The first thing was to get natd running in verbose mode.  So I issued the following commands:
killall natd
natd
-v interface ed0
I then started up NT2 and connected the FreeBSD box up to my ISP.  Then I used NT1 to dial up my ISP via modem.  This way I could still chat on IRC and debug my firewall.  And I could use NT2 to verify that things were going right.
SOAB!  It worked.  How come?  All we had done was restart natd.   The next step was to reboot the machine and try again.  It didn't work.   So I stopped and restarted natd.  It worked.  IRC server connections from NT1 and NT2 worked.  Something was very weird.

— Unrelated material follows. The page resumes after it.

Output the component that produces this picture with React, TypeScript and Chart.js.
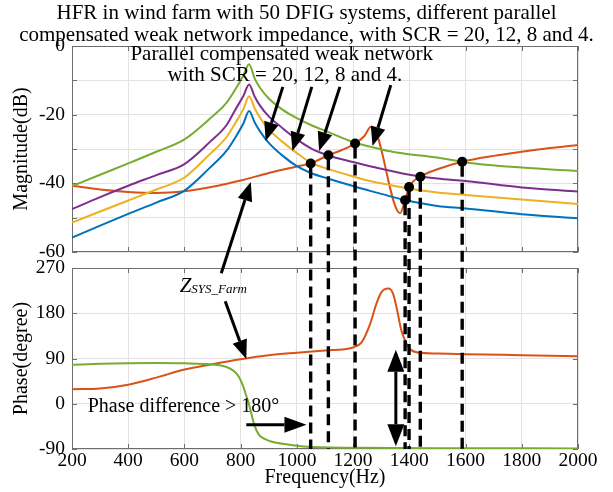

At the end of /etc/rc.local was the following  (NOTE:  /etc/rc.local is deprecated; use /usr/local/etc/rc.d/ instead; see
Starting stuff at boot time
and
Installing IP Filter 3.3.3
for an example):
natd -interface ed0
dhclient ed0
ifconfig ed1 inet 10.0.0.10 255.255.255.0
I started reading up on natd (please, no laughing).  I found the -dynamic flag, which I had not been previously using.  So I added it to the command and rebooted.
Shutdown now!
It was about this time that I was introduced to the
shutdown
command.  This lovely command has some nice side-effect.  Instead of rebooting, you can just restart the system.  As root (or as a super user [su]), issue the shutdown now command.   When you get back to to prompt in single user mode, type control-D.  The system will restart.  A great time saver.
DNS solved
After several tests, I concluded that the problem is solved by having:
natd -dynamic -interface ed0
For some reason, as yet unexplained to me, the dynamic flag is now needed for natd.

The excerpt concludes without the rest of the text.